Alexandre alors délibéra dans son conseil sur le parti qu'il falloit prendre à l'égard de Thèbes. Les Phocéens, et ceux de Platée, de Thespies, d'Orchomène, qui étoient alliés d'Alexandre, et avoient eu part à la victoire, représentèrent la manière cruelle dont les Thébains avoient traité et détruit leurs villes, et leur reprochèrent le zèle constant qu'ils avoient témoigné dans tous les temps pour les Perses contre l'intérêt des Grecs, dont ils étoient devenus l'horreur et l'exécration; et la preuve en étoit que tous s'étoient engagés par serment à détruire Thèbes quand on auroit vaincu les Perses.

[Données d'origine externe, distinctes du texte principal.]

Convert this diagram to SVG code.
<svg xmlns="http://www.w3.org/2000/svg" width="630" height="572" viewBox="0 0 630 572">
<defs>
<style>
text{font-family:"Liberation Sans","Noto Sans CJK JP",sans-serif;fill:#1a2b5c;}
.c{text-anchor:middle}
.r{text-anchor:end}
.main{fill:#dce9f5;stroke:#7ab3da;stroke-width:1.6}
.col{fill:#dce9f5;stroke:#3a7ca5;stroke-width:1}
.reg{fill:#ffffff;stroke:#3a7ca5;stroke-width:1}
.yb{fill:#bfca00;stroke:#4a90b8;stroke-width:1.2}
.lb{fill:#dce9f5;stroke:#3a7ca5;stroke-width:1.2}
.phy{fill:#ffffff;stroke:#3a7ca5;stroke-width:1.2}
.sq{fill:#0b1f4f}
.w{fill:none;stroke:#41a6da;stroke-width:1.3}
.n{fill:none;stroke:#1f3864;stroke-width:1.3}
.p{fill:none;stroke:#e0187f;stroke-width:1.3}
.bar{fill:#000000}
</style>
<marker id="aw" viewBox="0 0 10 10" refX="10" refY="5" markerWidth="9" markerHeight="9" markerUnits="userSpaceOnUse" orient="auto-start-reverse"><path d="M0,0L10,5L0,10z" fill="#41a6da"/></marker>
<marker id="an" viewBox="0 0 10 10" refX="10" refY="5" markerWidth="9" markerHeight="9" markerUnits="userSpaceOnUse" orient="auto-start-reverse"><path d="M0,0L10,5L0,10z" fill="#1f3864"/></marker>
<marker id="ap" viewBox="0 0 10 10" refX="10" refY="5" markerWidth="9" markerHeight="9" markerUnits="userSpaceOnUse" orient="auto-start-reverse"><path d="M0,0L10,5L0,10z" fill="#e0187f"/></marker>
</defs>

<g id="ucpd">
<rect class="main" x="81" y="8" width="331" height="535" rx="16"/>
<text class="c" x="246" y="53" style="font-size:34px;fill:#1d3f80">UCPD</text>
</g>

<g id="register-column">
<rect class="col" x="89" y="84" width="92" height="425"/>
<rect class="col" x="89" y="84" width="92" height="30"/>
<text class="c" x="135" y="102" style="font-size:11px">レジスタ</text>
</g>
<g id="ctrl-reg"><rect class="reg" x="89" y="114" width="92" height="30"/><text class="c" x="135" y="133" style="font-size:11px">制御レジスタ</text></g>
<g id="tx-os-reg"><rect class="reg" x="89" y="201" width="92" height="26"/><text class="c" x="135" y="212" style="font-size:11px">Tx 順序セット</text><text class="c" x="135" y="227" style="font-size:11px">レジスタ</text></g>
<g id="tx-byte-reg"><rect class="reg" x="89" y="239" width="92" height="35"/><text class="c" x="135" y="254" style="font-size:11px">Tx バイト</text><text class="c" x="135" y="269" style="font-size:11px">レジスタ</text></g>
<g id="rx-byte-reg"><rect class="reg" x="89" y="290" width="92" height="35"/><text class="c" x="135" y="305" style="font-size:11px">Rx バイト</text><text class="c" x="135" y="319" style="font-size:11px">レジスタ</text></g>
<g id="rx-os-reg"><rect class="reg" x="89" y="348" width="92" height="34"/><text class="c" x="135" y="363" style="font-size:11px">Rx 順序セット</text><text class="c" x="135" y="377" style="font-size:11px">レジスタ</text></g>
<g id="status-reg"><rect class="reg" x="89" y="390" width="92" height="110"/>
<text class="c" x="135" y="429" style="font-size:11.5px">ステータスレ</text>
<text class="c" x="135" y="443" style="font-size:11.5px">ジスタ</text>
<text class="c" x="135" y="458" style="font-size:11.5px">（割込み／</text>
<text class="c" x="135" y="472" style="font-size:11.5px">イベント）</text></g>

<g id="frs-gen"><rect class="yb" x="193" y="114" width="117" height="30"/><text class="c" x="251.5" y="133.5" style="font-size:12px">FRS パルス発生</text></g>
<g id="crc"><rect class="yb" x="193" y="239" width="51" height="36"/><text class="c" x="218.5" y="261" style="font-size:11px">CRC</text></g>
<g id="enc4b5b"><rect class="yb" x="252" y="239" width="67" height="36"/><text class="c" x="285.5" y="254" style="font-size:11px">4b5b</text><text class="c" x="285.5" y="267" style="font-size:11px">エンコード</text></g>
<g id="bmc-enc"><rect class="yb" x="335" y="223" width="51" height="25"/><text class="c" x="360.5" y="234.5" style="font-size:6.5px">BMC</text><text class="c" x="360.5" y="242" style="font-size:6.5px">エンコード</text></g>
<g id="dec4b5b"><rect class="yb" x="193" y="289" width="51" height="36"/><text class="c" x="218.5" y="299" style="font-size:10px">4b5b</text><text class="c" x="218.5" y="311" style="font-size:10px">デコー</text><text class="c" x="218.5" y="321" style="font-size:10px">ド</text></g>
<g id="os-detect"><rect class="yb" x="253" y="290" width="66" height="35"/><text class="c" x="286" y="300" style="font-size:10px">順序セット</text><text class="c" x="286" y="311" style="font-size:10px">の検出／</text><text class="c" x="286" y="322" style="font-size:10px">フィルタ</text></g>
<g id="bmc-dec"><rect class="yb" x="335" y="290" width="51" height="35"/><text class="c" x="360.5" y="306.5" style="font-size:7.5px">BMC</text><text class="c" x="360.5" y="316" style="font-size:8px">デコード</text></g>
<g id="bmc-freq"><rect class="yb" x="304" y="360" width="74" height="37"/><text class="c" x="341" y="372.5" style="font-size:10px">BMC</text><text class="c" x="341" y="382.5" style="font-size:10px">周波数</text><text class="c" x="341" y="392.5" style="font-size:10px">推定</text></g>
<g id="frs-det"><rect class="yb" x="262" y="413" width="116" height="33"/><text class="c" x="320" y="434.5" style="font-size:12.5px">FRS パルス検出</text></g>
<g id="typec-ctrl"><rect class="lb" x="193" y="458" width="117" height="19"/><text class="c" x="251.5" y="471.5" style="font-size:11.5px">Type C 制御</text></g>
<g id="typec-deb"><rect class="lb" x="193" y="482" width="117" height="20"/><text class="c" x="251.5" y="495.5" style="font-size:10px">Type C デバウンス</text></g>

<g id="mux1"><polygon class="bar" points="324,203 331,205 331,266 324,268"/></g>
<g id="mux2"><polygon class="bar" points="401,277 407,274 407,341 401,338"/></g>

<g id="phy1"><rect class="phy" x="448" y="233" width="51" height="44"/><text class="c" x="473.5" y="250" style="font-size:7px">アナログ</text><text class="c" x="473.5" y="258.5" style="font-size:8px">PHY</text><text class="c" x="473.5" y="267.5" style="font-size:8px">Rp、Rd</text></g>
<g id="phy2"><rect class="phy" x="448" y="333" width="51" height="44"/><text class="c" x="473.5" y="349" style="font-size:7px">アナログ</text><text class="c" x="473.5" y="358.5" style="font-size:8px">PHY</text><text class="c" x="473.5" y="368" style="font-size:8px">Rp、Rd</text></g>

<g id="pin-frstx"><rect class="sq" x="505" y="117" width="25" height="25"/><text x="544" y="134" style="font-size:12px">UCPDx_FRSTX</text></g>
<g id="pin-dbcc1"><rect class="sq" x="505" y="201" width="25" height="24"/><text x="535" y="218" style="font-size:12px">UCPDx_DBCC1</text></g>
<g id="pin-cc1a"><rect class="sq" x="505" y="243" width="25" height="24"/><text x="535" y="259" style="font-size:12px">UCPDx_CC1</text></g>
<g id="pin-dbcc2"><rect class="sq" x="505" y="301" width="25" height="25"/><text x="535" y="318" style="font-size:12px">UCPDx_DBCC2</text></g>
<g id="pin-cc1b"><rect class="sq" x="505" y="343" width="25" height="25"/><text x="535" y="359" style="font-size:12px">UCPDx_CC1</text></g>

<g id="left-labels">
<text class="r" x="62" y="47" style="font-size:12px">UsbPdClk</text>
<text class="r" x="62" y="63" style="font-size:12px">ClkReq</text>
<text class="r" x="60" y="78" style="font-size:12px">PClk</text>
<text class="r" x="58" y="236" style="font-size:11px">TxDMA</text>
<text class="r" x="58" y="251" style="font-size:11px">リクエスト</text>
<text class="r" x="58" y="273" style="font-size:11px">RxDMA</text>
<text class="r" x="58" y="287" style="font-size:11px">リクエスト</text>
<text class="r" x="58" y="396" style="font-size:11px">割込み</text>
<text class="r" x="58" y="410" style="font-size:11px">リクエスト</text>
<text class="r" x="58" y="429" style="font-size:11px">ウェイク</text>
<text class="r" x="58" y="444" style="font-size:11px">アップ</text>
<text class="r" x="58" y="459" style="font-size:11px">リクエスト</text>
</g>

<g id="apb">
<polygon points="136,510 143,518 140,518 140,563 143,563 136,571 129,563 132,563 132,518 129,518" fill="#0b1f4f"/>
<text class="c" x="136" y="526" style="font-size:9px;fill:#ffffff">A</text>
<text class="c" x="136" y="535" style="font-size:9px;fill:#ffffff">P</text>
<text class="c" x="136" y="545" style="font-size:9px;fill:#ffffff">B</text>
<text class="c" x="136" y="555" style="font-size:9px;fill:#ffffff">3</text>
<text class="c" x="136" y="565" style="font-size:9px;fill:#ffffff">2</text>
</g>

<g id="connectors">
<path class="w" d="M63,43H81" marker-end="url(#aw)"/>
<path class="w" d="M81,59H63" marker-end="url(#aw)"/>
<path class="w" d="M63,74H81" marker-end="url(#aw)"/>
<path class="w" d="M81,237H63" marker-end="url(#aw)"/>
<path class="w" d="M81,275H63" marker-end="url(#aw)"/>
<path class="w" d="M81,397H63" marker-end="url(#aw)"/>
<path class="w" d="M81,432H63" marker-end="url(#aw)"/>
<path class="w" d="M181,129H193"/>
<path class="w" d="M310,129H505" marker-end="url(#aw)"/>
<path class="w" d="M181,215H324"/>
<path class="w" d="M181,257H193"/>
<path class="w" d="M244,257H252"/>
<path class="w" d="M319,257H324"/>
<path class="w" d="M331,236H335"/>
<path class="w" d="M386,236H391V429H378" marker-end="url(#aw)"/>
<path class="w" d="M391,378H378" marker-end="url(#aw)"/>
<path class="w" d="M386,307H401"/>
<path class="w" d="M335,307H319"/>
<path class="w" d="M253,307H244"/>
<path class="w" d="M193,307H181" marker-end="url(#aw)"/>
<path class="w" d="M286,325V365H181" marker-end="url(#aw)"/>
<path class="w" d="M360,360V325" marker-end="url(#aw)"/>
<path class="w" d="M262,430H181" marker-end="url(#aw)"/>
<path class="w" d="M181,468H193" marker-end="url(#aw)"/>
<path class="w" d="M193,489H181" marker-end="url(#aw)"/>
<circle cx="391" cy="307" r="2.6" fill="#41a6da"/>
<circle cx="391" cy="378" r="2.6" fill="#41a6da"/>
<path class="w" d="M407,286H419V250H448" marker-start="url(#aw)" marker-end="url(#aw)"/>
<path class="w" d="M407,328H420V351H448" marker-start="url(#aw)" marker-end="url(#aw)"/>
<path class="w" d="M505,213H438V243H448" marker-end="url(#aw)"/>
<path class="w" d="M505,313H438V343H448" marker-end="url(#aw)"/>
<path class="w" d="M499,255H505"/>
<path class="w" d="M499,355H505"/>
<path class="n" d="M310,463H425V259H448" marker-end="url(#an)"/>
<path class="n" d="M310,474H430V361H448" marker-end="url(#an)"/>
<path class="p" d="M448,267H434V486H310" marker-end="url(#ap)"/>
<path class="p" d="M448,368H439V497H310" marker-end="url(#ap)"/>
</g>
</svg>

Cléade, l'un des prisonniers, ayant eu permission de parler, essaya d'excuser en partie la rébellion des Thebains; faute, selon lui, qu'on devoit plutôt imputer à une crédule et téméraire imprudence qu'à une mauvaise volonté et à une perfidie déclarée. Il remontra que, sur le faux bruit de la mort d'Alexandre, saisi avec trop d'avidité, ils s'étoient révoltés, non contre le roi, mais contre ses successeurs : que, quelle que fût leur faute, ils en avoient été rigoureusement punis par les maux extrêmes qu'ils /avoient soufferts: qu'il ne restoit dans la ville qu'une foible troupe de femmes, d'enfans et de vieillards, dont on n'avoit rien à craindre, et qui étoit d'autant plus digne de compassion, qu'elle n'avoit point eu de part à la révolte. Il finissoit en faisant ressouvenir Alexandre que Thèbes, qui avoit donné naissance à tant de dieux et à tant de héros, dont il comptoit plusieurs au nombre de ses ancêtres, avoit été aussi le berceau de la gloire naissante de Philippe son père, et lui avoit tenu lieu comme d'une seconde patrie.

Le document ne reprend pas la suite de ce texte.